Por Carla Pastori e Caroline Maki. Abaixo, um pouco sobre elas.
“A única verdade é que a fotografia é minha vida. Todas as minhas fotos correspondem a momentos intensamente vividos por mim. Todas existem porque a vida, a minha vida, me levou até elas.” Esta é uma de nossas frases preferidas das tantas inspiradoras ditas pelo aclamado fotógrafo Sebastião Salgado, de quem somos admiradoras, pelo seu trabalho, seus ensinamentos, sua forma de enxergar o mundo. Para nós também, fotografia é vida. É por meio dela, a fotografia, que temos tido a oportunidade de aliar duas coisas que preenchem nosso tempo com aquela gostosa sensação de plenitude: estar em contato direto com a natureza na companhia de amigos.
Nos últimos anos, temos saído para diversas expedições fotográficas. Não é uma viagem, digamos, “comum”, que dê para fazer junto com outras pessoas cujo objetivo principal não seja fotografar. O ritmo de caminhada é bem diferente, temos horários a cumprir para aproveitar a melhor luz, muitas vezes saímos enquanto todos ainda dormem.
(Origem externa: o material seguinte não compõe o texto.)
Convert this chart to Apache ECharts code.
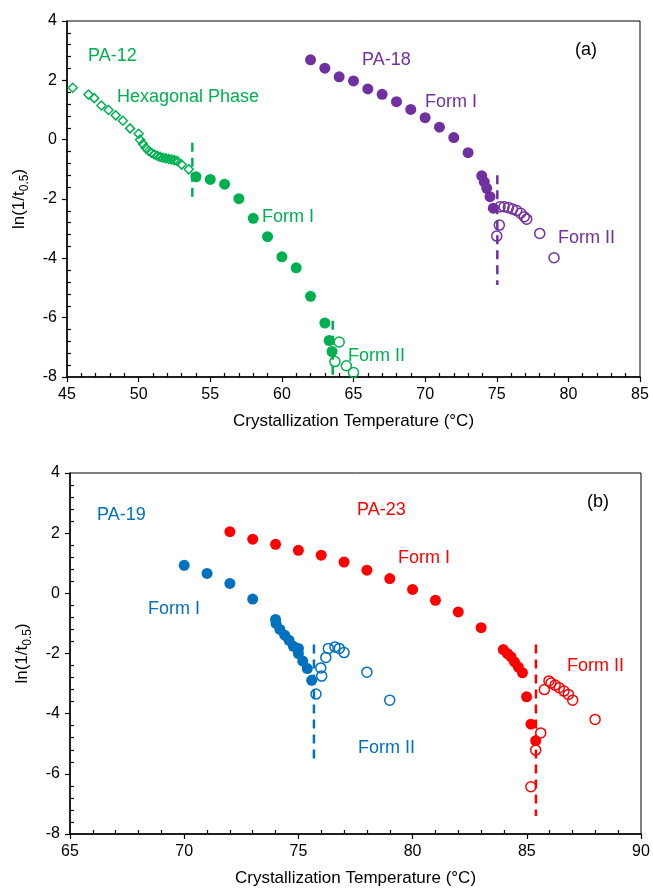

Por meio de nossos relatos, esperamos transmitir porque nos tornamos amantes da fotografia e porque viajamos para fotografar. É poder sair, por algum tempo, da loucura urbana, e trocá-la pelo contato potente e poético com a natureza, a diversidade cultural e a sabedoria das pessoas com as quais cruzamos por aí, percebendo, enxergando e retratando o mundo ao redor com nosso olhar particular.